My best friend sat next to me Friday afternoon as our kids played in the local splash pad. Months had passed since we last saw each other and the only communication we have had was some texts back and forth and sending each other ridiculous pins on Pinterest.
We don’t talk weekly on the phone, or even via text. We aren’t constantly emailing each other or PM-ing each other on Facebook. If someone asks me what she is up to, I don’t usually know.
If you were listening in on our conversation Friday, you would know right away that we were best friends, and had been for a long time. You would never guess that we lived in different states and rarely talked. Our conversation was just as easy Friday as it had been when we were in high school lying on towels on the beach.
We talked about nothing, but that was everything.
There was a group of moms who were all blonde, thin, and attractive near by. They were clearly a group who got together often with their kids–whom they were not watching. This was evidenced by the very small toddler who kept walking over to us and trying to join our little area. His mom never once looked over. I kept worrying that he would fall and choke on his cracker he was carrying around, but he never did.
We talked about that group. We had both seen groups like it before, but had never joined one. Neither of us felt like we fit into a group like that. Both of us work full-time as teachers, both of us are “advanced maternal age” (shut up).
Then our conversation shifts to summer bucket lists and getting our classrooms ready for school. We even give the palazzo pants a quick shout out–I wondered what shoes you were with them and she said, “um. flip flops. duh.” She’s right. She is always right about footwear.
Sometimes I am jealous of other people’s best friend relationships. Other people live close to their BFF. Other people run everything in their life past their bestie. I see people taking pictures and having girl nights and slumber parties and all these close, fun things.
That’s not how I roll.
I don’t call her every time I’m depressed or anxious. She hasn’t said much to me about her dad’s health problems.
She was the first person I texted each time I found out I was pregnant–all five times–though. Some people didn’t even find out our second pregnancy until we were pregnant with Eddie and relatively sure he was going to “stick”.
She was my matron of honor in our wedding. During her toast at the reception she got one joke out and then started crying so hard, she couldn’t finish. We didn’t have to talk about it.
We both felt like friend fails when we couldn’t drive the almost three hours to be with the other when she had her first baby (or in my case my second and third as well).
I think about her often though.

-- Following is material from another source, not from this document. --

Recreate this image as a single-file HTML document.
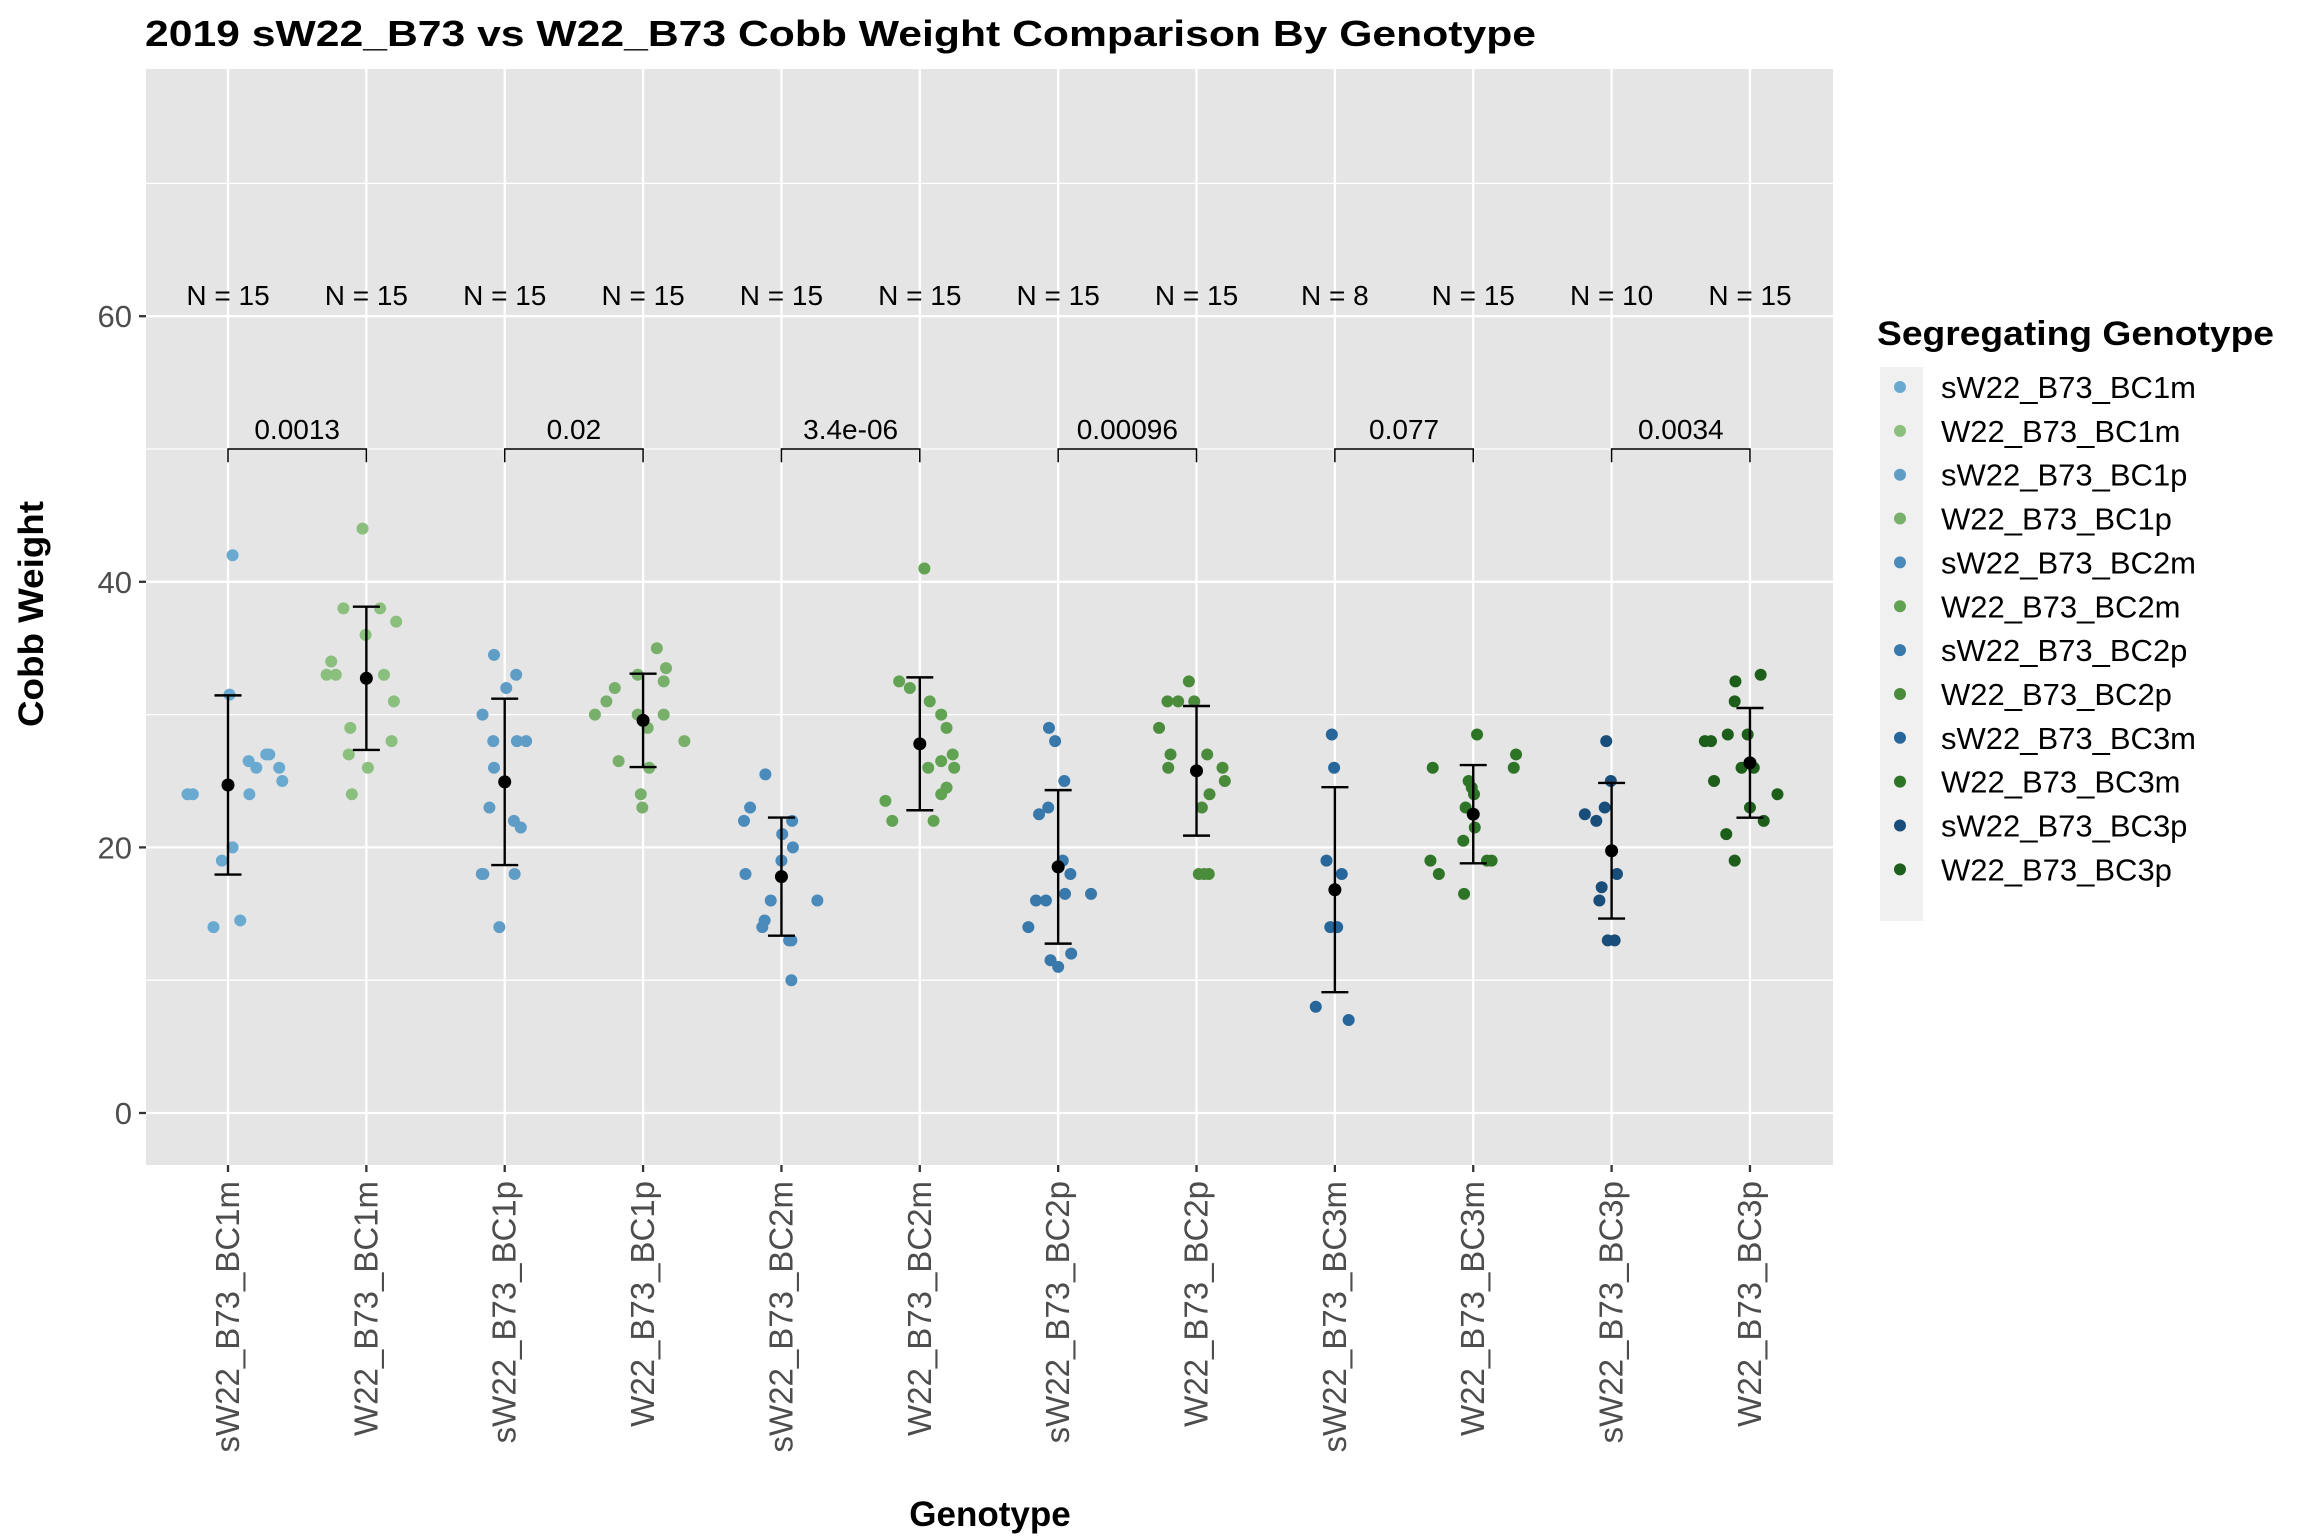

As I started reading The Attachments by Rainbow Rowell last night, I giggled at the email exchanges that would probably mirror ours if we actually emailed each other. When I shop, I hear her voice in my head saying “try that on even if you don’t think you’ll like it. PUT DOWN THE BLACK. No, navy does not count as ‘a pop of color’. Don’t even look at those jelly shoes. YOU LOOKED! I’M DONE WITH YOU!” And I can’t watch Home Alone without texting her that “last year I got a sweater with a big bird knitted on it.”
And I’m pretty sure I am not even capable of watching Reality Bites without her.
I wish our afternoon at the splash pad was a routine happening and not something out of the ordinary. I’d wish for her and her husband and son to move back to our little spot in Michigan, but I know they wouldn’t be happy. They love their Big City life and they are perfect for it.
So instead I will wish for ways to see her/them more often. And if that means I have to stay in a nice hotel and get pedicures in the city, so be it.